On August 20, 2021, the SEC announced (here) that it filed an action against a San Antonio, Texas-based investment adviser for operating a years-long fraudulent scheme that raised approximately $58 million from nearly 300 investors in two investment funds – the deeproot 575 Fund, LLC (the “575 Fund”) and the deeproot Growth Runs Deep Fund, LLC (the “dGRD Fund”) (collectively, “the Funds”).

According to the complaint filed by the SEC (here), Robert J. Mueller and his company deeproot Funds, LLC (“deeproot”) persuaded investors, many of whom were retirees, to cash out the annuities and individual retirement accounts they held with other investment companies and invest in the Funds. Defendants allegedly told investors the Funds would invest in life insurance policies and deeproot-related businesses to provide relatively safe returns to investors. 

Defendants allegedly told investors that the 575 Fund would invest the majority of its assets in life insurance policies. In reality, said the SEC, the 575 Fund purchased interests in life insurance policies indirectly, by investing in the dGRD Fund, which itself invested the majority of its assets in life insurance policies purchased for the Funds by another company owned by the individual defendant. 

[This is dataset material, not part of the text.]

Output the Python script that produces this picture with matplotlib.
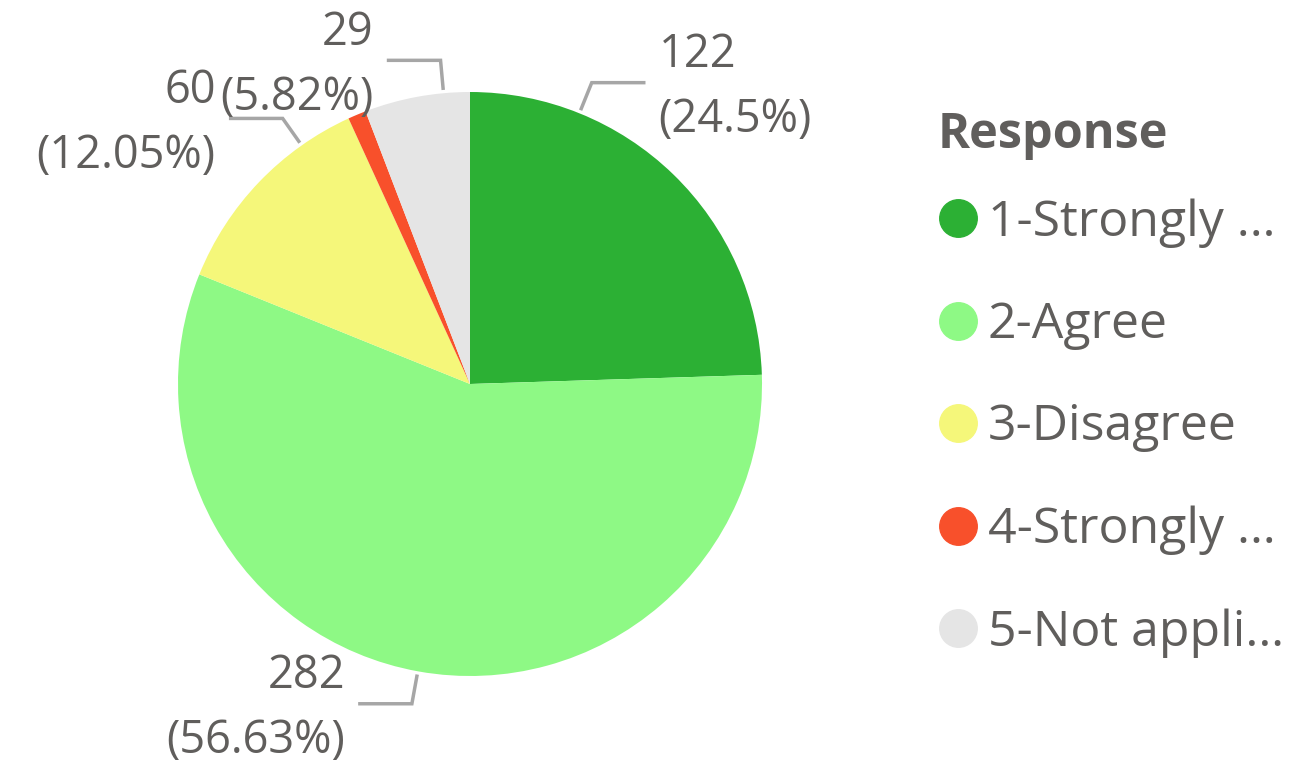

According to the SEC, defendants commingled the money raised from investors in affiliated bank accounts and spent less than $10 million to purchase life insurance policies for the Funds. They also purported to include life insurance policies as assets of the Funds that defendants had purchased for the individual defendant’s earlier investment funds. Notably, alleged the SEC, defendants purchased no new insurance policies for the Funds after September 2017, despite raising approximately $43 million for the Funds after that time.

The SEC alleged that defendants used the vast majority of the Funds’ assets – virtually all of which came from investors in the 575 Fund and the dGRD Fund – to fund the individual defendant’s deeproot-affiliated businesses. “Indeed,” said the SEC, the individual defendant “funneled more than $30 million of the Funds’ assets to the Relief Defendants in non-arms-length transactions whenever he determined the Relief Defendant businesses had expenses that needed to be paid, and he did so without any analysis as to whether such transfers constituted suitable investments for his client Funds.” Further, alleged the SEC, the individual defendant “made these transfers to Relief Defendants without obtaining anything of substance in return for the Funds and without memorializing the transactions in any way.”

According to the SEC, since 2015, neither the life insurance policies nor the “capital” investments in affiliated businesses have yielded significant revenue or cash flow for defendants or the Funds. This caused the individual defendant and one of his entities “to default on the purchase of one $10 million face value life insurance policy, losing nearly $3.5 million of the Funds’ money in the process,” the SEC claimed. It also allegedly caused defendants to make more than $820,000 of Ponzi-like payments to earlier investors in the Funds using money raised from new investors and make at least $177,000 in payments from money borrowed on a short-term basis using the life insurance policies as collateral.

Despite making statements suggesting he took no compensation from the Funds, the SEC alleged that the individual defendant commingled assets of the Funds in affiliated bank accounts and used them to make ad hoc salary payments to himself whenever investor money was available, totaling roughly $1.6 million from 2016 through 2020.

The individual defendant also allegedly misappropriated more than $1.5 million of the Funds’ assets to pay hundreds of personal expenses.

The SEC filed its complaint in federal district court in San Antonio. The SEC charged the investment adviser and his company with violating the antifraud provisions of Sections 206(1), (2), and (4) of the Act and Rule 206(4)-8 promulgated thereunder, Section 17(a) of the Securities Act of 1933, and Section 10(b) of the Exchange Act and Rule 10b-5 promulgated thereunder. The SEC charged another defendant with violating the antifraud provisions of Sections 17(a)(1) and (3) of the Securities Act, and Section 10(b) of the Exchange Act and Rules 10b-5(a) and (c) promulgated thereunder. The SEC is seeking civil penalties, disgorgement of ill-gotten gains with interest, and permanent injunctions. 

Jeffrey M. Haber is a partner and co-founder of Freiberger Haber LLP.

This article is for informational purposes and is not intended to be and should not be taken as legal advice.


  1. SEC v. Capital Gains Research Bureau, Inc., 375 U.S. 180, 194 (1963).
  2. Transamerica Mortg Advisors, Inc. v. Lewis, 444 U.S. 11, 17 (1979).
  3. Id. 
  4. SEC v. Lauer, 2008 WL 4372896, at *24 (S.D. Fla. Sept. 24, 2008).
  5. Proxy Voting by Investment Advisers, Adv. Act Rel. No. 2106 (Jan. 31, 2003). 
  6. See Arleen W. Hughes, Exchange Act Rel. No. 4048 (Feb 18, 1948), aff’d. sub. nom., Hughes v. SEC, 174 F.2d 969 (May 9, 1949).